Otros visitantes hicieron su aparición en el inmueble: los «tíos». En la medida en que la condición para otorgar la pensión a las viudas de guerra era que se mantuvieran solteras, estas no tenían ningún interés en volver a casarse. Ahora bien, la ley prohibía a las parejas no casadas que vivieran juntas y se estableció la costumbre de hacer pasar al nuevo compañero por un tío. El propietario de la vivienda tenía que encargarse de hacer respetar esta ley y debía pagar una multa si no lo hacía, pero Karl Schwarz cerraba los ojos, porque él mismo no era un modelo en materia de legalidad.
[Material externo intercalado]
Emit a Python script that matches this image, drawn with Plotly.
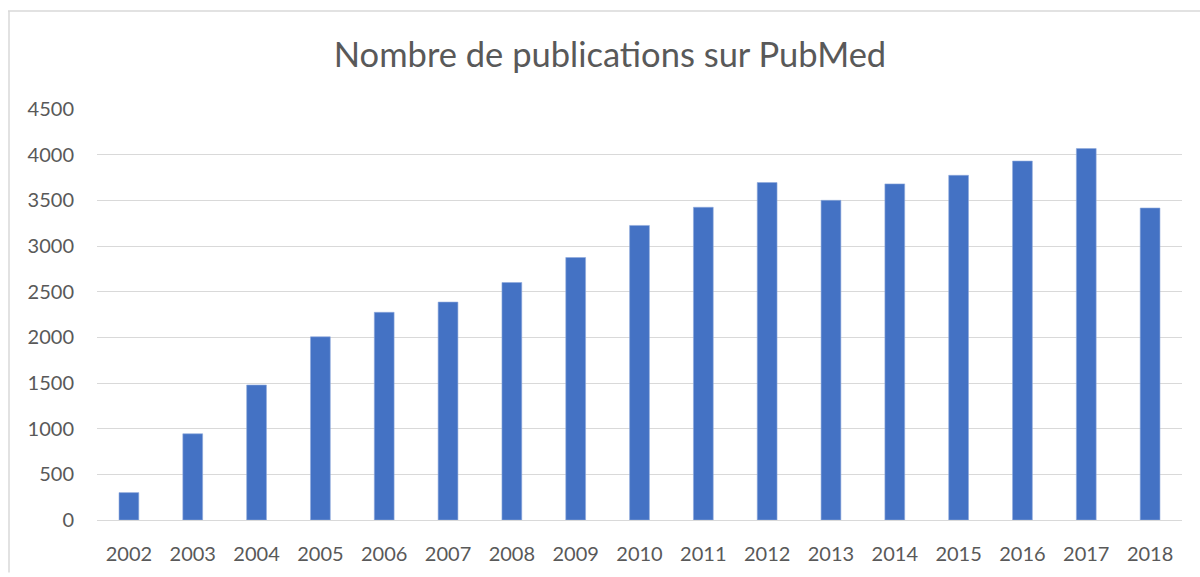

Era de naturaleza generosa y compartía habitualmente con la familia y los amigos su botín del mercado negro alrededor de una gran mesa el domingo. «Las conversaciones giraban en torno a las pensiones, que muchos tenían miedo de no recibir porque habían sido funcionarios o soldados del Tercer Reich. La inflación, los productos imposibles de encontrar y los chismes del vecindario... eran las preocupaciones de la época y no quién había hecho qué bajo el nacionalsocialismo», explica mi padre.
A veces, se compadecía a los que habían tenido peor suerte, como los berlineses, cuyo futuro era tan turbio como el horizonte de las ruinas frecuentadas por los refugiados errantes que cazaban ratas para comer, por mujeres que se prostituían con soldados y niños que acechaban el paso de un camión para recoger los trozos de carbón que caían. La película Alemania, año cero, de Roberto Rossellini, rodada en 1947 en Berlín, es uno de los testimonios más sobrecogedores de este mundo impregnado por el sentimiento de la nada. Navegando en medio de las fantasmagóricas ruinas de la capital, el director italiano cuenta la historia de un niño de doce años, Edmund, que ayuda a su familia que está en la miseria haciendo trabajillos varios. Para salvar a su padre enfermo, pide ayuda a su antiguo maestro de escuela, que lo conmina, inspirado por la ideología nazi, a deshacerse del eslabón débil de la familia, que amenaza la supervivencia del grupo. Después de haber envenenado a su padre, Edmund se suicida tirándose desde lo alto de un edificio en ruinas.